→ **MATERIAL SUPPLIED**:
◆ ◆ ◆ ◆ ◆
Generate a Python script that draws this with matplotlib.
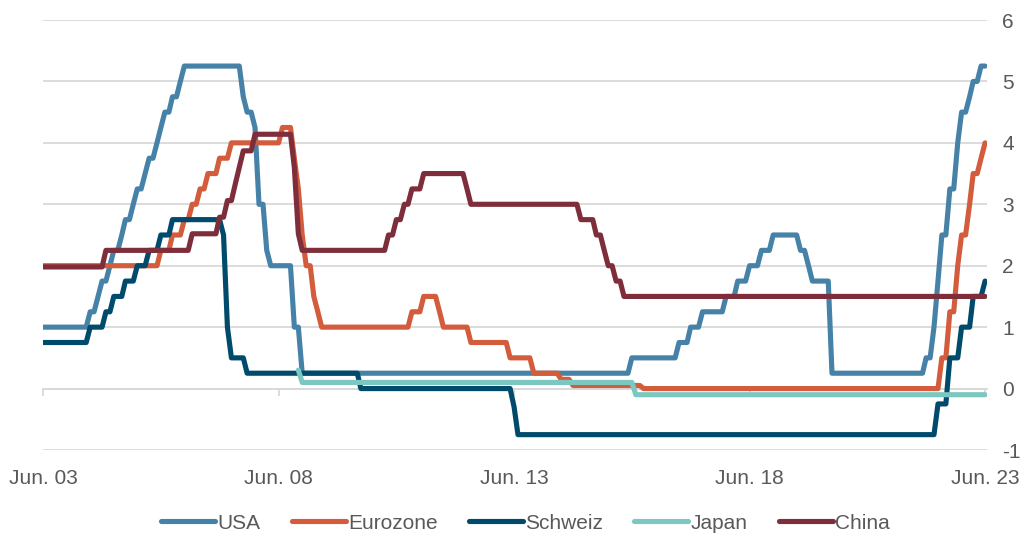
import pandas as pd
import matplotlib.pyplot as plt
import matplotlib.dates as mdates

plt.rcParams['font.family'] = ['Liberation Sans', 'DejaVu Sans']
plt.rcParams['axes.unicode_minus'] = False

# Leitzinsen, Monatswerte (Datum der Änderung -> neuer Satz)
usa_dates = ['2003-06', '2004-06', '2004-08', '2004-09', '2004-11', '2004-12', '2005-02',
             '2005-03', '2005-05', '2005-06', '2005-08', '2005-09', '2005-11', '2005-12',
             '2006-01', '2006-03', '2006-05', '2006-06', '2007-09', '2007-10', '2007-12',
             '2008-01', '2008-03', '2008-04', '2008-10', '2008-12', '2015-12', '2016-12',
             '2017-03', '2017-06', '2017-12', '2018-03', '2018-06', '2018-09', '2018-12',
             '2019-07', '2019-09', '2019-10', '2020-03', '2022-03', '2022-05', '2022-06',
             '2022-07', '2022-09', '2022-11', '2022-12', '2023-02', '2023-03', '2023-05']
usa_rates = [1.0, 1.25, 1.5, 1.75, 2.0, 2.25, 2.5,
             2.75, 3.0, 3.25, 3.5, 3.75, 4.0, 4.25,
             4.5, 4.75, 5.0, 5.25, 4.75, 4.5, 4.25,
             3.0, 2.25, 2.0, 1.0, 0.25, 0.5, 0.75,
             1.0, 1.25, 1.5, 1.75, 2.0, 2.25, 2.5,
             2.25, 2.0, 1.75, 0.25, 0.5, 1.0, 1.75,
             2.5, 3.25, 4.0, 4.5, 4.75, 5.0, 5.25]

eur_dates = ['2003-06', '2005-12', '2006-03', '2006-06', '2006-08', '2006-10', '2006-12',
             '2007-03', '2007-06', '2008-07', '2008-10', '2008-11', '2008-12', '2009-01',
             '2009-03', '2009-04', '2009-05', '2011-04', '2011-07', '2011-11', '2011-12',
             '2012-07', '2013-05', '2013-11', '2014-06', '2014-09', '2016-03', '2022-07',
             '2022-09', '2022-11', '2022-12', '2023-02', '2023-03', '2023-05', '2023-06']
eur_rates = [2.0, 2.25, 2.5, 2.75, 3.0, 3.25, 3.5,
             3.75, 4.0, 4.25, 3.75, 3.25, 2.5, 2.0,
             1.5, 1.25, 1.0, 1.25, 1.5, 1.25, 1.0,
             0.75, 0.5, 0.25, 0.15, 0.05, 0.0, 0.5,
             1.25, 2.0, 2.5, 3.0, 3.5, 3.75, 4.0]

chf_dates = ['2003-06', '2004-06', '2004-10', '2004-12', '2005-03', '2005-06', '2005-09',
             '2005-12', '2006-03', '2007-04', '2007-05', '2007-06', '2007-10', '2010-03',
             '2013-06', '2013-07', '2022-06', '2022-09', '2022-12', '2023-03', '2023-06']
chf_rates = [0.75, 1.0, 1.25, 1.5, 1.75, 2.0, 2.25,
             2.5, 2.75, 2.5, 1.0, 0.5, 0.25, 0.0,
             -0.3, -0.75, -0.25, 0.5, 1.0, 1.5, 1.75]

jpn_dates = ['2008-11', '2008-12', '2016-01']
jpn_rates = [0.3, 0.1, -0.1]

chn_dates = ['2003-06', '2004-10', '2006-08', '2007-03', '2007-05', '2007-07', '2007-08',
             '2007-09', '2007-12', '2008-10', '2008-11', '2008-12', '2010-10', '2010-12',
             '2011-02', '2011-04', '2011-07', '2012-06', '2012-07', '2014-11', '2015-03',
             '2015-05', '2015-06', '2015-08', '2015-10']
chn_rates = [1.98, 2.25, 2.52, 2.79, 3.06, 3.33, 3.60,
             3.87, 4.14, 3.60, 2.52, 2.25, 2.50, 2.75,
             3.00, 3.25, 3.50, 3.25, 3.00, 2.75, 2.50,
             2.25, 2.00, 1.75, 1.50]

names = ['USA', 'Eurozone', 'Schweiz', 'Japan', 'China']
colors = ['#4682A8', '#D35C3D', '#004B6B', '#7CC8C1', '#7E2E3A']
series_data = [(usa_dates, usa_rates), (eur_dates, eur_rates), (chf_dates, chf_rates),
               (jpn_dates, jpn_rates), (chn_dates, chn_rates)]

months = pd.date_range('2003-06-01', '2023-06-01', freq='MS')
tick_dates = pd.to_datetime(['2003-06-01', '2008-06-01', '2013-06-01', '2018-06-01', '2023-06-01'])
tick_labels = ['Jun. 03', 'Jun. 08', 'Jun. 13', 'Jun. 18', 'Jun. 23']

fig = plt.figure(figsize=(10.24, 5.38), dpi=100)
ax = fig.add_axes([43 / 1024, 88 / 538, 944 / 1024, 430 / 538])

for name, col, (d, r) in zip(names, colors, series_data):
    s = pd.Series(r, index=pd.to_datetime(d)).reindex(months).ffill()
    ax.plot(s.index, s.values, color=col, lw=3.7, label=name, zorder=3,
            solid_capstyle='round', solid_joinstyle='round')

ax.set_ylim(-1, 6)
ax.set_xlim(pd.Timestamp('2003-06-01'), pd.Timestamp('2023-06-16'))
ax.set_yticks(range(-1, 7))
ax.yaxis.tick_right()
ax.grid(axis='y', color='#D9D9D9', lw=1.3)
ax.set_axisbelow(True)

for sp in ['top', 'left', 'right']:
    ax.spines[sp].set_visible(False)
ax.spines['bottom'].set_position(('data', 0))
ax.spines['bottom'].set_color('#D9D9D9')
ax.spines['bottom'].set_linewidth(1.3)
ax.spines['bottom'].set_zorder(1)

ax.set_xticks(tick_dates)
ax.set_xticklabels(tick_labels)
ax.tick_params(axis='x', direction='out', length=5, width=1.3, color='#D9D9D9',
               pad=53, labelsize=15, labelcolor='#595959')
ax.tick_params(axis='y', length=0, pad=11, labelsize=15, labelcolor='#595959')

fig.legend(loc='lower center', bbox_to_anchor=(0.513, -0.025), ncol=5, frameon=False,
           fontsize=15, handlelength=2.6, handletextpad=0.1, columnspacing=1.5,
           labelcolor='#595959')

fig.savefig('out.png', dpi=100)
◆ ◆ ◆ ◆ ◆
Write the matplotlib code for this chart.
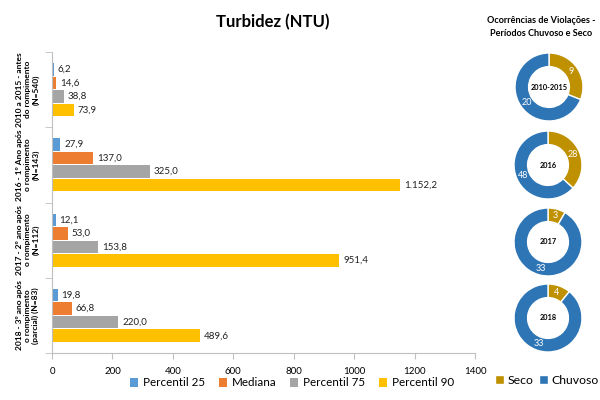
◆ ◆ ◆ ◆ ◆
→ **GOAL**: Above are records; repeat only the lines from the line with "Generate a Python" through the line with "plt.rcParams['axes.unicode_minus'] = False", and leave pictures out.

→ **CORRECT ANSWER**:
Generate a Python script that draws this with matplotlib.
import pandas as pd
import matplotlib.pyplot as plt
import matplotlib.dates as mdates

plt.rcParams['font.family'] = ['Liberation Sans', 'DejaVu Sans']
plt.rcParams['axes.unicode_minus'] = False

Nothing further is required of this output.